Apart from the possibility of suddenly being left without a job and unable to touch their savings without paying hefty early withdrawal penalties, other reasons for a lack of savings include inflation, the imposition of extra charges on expats by various UAE government and the sharp rise in international school fees in the region. Most expats surveyed said they would start to save for their retirement 10 years before the actual date, with personal circumstances and family responsibilities taking precedence whilst jobs are still secure.
A new survey on behalf of a well-known offshore insurance company suggests less than half of expats in the UAE are saving enough to finance a long retirement either back in the home country or in another country of their choice. The survey itself was undertaken by the well-known YouGov poll, with its somewhat negative finding coming as no surprise to a good number of expat professionals in the region.
Taking into account that surveys of this type are normally undertaken to draw more business to so-called investment firms, the results of the YouGov poll would seem to indicate a majority of respondents are now reluctant to sign up via IFAs as they no longer trust the offshore industry or its freelancing and possibly unregistered representatives. Nevertheless, the results of the survey indicate a change in the savings habits of over half of those who took part, even although many were not entitled to a state pension in their home countries.
Another reason for the reluctance to commit to a fixed amount of savings every year might well be the present-day instability of jobs in the Middle East, besieged as they are by governmental programmes intended to restrict the numbers of expat professionals and replace them with locals. In addition, investment opportunities such as buy-to-let give better returns as well as capital returns on the sale of such properties. As 80 per cent of those surveyed said they would return to their home countries on retirement, buying a property ahead of time and letting it out saves the stress of finding another home if a contract ends early by government decree.
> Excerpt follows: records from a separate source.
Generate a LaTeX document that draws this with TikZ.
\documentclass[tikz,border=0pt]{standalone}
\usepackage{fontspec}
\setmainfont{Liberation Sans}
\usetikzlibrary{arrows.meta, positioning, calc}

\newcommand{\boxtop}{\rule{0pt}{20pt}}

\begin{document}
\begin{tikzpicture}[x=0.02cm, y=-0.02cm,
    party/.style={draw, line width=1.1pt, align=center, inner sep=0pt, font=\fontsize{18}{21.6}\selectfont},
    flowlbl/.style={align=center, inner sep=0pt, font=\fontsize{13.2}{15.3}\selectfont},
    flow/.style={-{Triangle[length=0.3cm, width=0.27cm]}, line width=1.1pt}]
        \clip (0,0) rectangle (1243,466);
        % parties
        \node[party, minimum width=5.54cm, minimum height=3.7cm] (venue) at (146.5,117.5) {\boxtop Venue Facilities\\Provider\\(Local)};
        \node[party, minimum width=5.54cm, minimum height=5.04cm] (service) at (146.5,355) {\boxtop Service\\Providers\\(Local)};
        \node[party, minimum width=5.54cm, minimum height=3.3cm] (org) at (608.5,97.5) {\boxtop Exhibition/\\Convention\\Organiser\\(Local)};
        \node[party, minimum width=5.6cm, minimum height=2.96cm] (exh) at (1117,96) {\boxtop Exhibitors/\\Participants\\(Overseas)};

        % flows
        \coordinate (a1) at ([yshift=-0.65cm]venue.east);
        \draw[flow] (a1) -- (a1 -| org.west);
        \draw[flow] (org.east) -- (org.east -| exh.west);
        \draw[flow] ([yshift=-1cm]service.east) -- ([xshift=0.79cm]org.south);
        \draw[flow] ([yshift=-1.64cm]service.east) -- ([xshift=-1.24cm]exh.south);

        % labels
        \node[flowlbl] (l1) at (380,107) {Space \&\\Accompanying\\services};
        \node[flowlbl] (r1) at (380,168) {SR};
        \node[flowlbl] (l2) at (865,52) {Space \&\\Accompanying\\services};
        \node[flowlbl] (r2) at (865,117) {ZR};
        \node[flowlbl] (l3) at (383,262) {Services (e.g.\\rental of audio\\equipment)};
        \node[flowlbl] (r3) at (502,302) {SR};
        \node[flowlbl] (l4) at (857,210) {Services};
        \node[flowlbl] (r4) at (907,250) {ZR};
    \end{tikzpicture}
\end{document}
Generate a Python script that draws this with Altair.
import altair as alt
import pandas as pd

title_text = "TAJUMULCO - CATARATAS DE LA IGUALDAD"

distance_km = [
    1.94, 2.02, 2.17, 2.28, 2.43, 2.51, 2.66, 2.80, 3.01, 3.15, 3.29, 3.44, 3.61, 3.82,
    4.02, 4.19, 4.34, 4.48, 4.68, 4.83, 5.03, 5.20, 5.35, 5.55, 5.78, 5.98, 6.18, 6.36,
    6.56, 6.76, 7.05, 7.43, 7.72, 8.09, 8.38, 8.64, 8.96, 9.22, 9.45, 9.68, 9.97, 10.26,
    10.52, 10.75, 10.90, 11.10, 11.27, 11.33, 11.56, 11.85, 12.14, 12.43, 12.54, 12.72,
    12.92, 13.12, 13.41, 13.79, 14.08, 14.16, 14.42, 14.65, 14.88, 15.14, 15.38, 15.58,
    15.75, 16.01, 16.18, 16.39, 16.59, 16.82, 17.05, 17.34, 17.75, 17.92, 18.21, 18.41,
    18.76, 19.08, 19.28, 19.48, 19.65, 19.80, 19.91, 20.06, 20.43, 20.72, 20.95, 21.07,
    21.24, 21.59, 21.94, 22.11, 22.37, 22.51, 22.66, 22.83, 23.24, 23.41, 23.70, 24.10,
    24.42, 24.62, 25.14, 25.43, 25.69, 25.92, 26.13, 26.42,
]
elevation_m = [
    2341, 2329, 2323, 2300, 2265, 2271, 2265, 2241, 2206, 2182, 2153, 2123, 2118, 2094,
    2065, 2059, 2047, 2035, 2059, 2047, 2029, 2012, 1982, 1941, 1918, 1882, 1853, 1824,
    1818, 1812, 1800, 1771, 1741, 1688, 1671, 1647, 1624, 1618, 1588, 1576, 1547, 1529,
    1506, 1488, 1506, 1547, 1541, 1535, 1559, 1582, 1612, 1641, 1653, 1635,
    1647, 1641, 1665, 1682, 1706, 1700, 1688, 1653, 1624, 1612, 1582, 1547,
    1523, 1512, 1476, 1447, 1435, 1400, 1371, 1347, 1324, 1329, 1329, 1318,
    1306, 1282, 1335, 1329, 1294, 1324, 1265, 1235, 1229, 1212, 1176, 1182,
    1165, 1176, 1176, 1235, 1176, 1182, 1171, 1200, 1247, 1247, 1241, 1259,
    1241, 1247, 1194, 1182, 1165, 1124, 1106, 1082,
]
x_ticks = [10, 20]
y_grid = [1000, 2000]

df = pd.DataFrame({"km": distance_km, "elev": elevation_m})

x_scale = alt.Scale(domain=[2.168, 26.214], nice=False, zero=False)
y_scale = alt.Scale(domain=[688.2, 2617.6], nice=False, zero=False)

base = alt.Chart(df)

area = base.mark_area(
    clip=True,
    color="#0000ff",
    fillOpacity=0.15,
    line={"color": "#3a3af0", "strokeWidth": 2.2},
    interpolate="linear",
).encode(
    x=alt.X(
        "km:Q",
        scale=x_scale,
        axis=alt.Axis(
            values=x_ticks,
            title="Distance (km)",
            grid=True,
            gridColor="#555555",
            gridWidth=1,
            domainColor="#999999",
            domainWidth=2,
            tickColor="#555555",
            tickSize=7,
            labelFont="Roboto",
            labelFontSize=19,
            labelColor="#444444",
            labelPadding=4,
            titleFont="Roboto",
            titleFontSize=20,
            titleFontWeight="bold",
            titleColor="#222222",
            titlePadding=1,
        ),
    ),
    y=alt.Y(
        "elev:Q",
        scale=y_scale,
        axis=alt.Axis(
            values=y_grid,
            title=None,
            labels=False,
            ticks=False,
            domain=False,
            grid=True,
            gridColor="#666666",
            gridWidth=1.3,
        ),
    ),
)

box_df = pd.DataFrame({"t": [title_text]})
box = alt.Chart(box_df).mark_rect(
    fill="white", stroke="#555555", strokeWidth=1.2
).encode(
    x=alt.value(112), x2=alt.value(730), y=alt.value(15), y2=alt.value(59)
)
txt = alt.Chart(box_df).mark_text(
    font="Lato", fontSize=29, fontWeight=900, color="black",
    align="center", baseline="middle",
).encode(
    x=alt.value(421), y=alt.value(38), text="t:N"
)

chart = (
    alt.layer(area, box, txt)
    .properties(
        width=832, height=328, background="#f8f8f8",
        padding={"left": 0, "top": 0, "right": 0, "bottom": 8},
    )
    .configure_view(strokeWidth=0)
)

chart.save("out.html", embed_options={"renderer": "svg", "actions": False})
Around half of the expat professionals surveyed said they were not entitled to state retirement pensions at home, with just under a third believing their home state pensions will cover them. One third of respondents already had a retirement portfolio, of which half claimed a value of less than $50,000 and the majority claimed less than $100,000. For those with no wish to retire in their home countries, Canada, New Zealand, Australia and the UAE itself were cited as best options, but only a third of those surveyed are saving 10 per cent or more of their monthly salaries for that eventuality.
Apart from the possibility of suddenly being left without a job and unable to touch their savings without paying hefty early withdrawal penalties, other reasons for a lack of savings include inflation, the imposition of extra charges on expats by various UAE government and the sharp rise in international school fees in the region. Most expats surveyed said they would start to save for their retirement 10 years before the actual date, with personal circumstances and family responsibilities taking precedence whilst jobs are still secure.